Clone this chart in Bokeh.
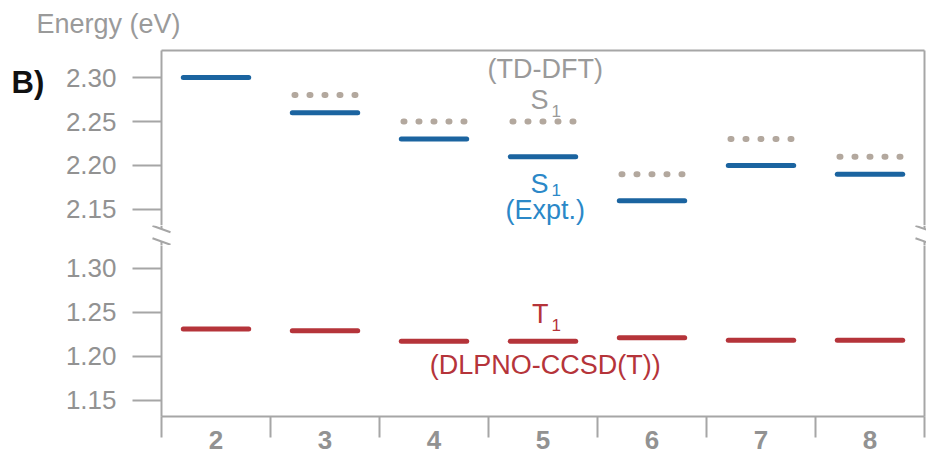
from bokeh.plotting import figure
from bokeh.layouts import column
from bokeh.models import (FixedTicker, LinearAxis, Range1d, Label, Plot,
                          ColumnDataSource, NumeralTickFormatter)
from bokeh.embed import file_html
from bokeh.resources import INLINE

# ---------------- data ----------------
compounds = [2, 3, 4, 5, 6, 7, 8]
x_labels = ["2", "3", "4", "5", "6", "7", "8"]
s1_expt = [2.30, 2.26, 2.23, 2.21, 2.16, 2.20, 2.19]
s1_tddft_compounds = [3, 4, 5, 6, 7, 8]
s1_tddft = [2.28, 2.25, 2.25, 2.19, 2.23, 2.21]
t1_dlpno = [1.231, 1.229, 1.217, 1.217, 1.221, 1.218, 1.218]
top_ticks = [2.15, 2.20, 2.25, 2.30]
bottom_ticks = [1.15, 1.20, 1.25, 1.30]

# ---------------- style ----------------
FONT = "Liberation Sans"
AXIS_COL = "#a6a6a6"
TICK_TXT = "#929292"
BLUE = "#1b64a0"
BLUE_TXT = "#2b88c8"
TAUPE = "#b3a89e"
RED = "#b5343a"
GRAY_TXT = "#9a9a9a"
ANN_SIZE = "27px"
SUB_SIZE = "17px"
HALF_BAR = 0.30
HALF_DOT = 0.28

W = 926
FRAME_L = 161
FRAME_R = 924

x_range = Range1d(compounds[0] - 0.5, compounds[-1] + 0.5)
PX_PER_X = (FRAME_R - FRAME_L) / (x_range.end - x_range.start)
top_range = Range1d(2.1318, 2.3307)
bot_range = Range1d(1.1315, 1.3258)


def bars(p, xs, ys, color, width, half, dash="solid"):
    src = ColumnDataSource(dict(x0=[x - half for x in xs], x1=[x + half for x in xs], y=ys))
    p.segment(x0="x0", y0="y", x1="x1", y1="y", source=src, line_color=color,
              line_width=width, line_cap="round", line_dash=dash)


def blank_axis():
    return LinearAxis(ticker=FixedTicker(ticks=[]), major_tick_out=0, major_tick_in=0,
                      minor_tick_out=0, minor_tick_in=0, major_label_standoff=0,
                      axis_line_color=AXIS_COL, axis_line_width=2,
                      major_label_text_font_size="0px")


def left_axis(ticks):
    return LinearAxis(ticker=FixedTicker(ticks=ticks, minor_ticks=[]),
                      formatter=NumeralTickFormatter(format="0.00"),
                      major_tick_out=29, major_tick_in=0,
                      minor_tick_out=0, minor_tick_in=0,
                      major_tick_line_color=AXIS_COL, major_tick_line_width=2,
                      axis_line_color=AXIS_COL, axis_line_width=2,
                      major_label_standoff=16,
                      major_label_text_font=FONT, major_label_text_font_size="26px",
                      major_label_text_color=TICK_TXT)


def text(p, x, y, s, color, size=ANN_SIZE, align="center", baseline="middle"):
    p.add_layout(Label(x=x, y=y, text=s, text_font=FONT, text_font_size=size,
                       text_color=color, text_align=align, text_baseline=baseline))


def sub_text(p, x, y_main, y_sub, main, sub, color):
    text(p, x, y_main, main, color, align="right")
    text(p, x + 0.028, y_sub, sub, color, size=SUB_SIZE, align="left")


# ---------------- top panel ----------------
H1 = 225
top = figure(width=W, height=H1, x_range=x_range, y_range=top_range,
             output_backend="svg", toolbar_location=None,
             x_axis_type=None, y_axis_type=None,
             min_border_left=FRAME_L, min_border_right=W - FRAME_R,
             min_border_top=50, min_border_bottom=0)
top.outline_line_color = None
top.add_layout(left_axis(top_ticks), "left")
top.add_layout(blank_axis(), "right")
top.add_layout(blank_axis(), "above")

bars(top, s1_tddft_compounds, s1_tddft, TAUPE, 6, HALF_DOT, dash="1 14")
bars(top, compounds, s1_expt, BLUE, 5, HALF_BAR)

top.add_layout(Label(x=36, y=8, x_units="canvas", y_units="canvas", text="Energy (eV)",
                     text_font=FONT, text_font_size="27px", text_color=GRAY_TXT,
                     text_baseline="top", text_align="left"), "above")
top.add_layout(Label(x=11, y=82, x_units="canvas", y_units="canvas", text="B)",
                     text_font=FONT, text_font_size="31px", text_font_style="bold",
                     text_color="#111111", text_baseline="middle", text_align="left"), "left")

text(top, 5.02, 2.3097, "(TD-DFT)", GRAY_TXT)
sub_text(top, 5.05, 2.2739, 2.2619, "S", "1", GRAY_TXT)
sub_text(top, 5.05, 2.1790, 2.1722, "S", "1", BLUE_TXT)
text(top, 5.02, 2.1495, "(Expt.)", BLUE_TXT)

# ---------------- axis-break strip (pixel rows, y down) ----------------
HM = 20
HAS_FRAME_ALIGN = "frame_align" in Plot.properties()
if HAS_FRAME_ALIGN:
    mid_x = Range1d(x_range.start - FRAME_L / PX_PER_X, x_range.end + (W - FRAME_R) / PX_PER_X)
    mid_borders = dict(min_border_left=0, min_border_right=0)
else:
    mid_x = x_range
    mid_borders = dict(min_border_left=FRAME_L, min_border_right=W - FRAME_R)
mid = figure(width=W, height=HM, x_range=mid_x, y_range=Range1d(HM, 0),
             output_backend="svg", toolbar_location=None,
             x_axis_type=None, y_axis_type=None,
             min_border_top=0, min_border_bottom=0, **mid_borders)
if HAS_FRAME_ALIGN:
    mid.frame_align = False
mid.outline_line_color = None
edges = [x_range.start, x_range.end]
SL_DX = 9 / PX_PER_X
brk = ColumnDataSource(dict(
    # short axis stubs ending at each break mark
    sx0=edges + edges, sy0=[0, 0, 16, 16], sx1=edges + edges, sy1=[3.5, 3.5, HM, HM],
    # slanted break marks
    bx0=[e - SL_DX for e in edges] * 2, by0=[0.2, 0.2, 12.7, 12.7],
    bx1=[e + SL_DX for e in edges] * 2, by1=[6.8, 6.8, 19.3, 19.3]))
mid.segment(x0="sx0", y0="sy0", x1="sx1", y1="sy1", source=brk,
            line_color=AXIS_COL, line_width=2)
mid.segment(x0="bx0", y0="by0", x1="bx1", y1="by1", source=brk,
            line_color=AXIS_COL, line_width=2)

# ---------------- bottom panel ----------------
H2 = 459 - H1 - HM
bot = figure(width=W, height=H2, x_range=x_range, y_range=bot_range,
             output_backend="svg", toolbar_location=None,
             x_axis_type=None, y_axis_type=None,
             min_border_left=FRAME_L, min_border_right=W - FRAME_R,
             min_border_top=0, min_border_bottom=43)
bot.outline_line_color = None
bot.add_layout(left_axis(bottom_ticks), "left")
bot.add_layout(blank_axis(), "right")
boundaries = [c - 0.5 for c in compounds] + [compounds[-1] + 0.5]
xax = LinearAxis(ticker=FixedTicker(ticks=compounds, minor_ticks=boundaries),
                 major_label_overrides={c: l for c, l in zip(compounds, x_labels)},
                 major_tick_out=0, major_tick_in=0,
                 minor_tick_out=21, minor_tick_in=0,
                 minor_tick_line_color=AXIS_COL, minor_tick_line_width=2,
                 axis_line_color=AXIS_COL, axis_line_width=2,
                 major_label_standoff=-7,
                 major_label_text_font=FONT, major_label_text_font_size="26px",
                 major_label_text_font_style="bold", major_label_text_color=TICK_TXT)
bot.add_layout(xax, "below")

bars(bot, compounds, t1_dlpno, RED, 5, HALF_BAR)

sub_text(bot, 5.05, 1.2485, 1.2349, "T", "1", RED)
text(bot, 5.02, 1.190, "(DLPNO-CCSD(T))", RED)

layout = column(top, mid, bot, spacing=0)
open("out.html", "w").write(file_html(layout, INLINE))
__________________________________________________
Exactly as they appear, print the lines of the listing above from its first line through the line that contains "from bokeh.resources import INLINE", minus the pictures.

◆ **Solution to this task**
Clone this chart in Bokeh.
from bokeh.plotting import figure
from bokeh.layouts import column
from bokeh.models import (FixedTicker, LinearAxis, Range1d, Label, Plot,
                          ColumnDataSource, NumeralTickFormatter)
from bokeh.embed import file_html
from bokeh.resources import INLINE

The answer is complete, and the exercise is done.